88The following provisions of the 1992 Act have effect subject to paragraphs 80, 81, 82 and 84 (which make special provision in respect of company reorganisations etc. involving shares to which investment relief is attributable)—
section 116 (reorganisations, conversions and reconstructions); and
Chapter II of Part IV (reorganisation of share capital, conversion of securities etc.).
89(1)A company (“the applicant”) may, before issuing any shares, make an application to the Board for an advance clearance notice in respect of that issue.
(2)An advance clearance notice is a notice issued by the Board in respect of an issue of shares which states that, on the basis of the particulars, declarations and undertakings provided by the applicant, the Board are satisfied that, at the time the shares are issued, the requirements of Parts III and IV of this Schedule will be met (or, in the case of any requirement that cannot be met until a future date, will be met for the time being) in relation to the shares.

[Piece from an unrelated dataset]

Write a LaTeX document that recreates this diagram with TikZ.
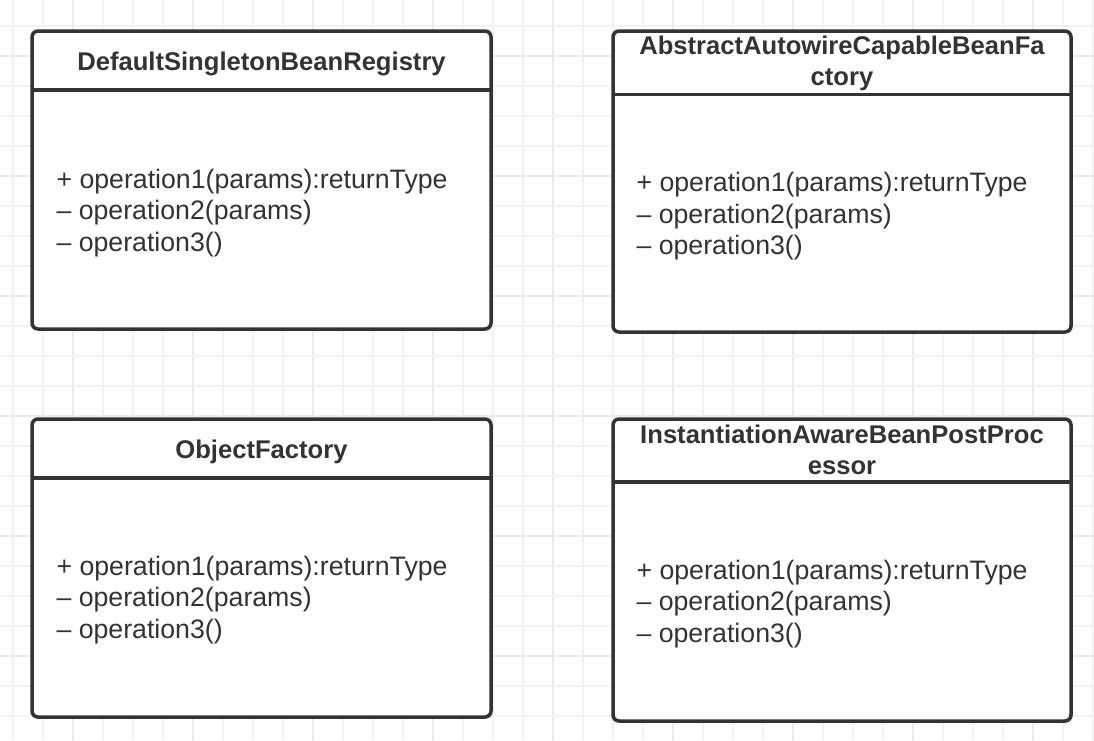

(3)For the purposes of determining whether they are satisfied as mentioned in sub-paragraph (2) the Inland Revenue shall assume that the shares included in the issue of shares are “the relevant shares”.
(4)An application under this paragraph must—
(a)contain the particulars, declarations and undertakings required by the Board, and
(b)disclose all facts and circumstances material for the decision of the Board.
(5)In this Part references to an “application” are to an application under this paragraph.
90(1)On receiving an application for an advance clearance notice, the Board may by notice (“an information notice”) require the applicant to provide them, within such time as the Board may direct (not being less than 30 days), with such further particulars as the Board deem necessary to enable them to decide whether or not to issue an advance clearance notice.
(2)An information notice must be given—
(a)within 30 days after the receipt of the application, or
(b)if further particulars have already been provided in response to an earlier information notice, within 30 days after the receipt of those particulars.
(3)If the applicant does not comply with an information notice within the period specified in the notice, the Board need not proceed further on the application.
91(1)The Board must within 30 days after receiving an application or, where an information notice is given in relation to the application, within 30 days after that notice being complied with—
(a)issue an advance clearance notice in respect of the shares to which the application relates, or
(b)notify the applicant that the Board are not satisfied as mentioned in paragraph 89(2) in respect of those shares.
This is subject to sub-paragraph (3) and to paragraph 90(3) (circumstances in which Board need not proceed on application).
(2)In a case where two or more information notices are given in relation to the application, the time limit in sub-paragraph (1) is calculated by reference to the time when the later (or last) of the notices is complied with.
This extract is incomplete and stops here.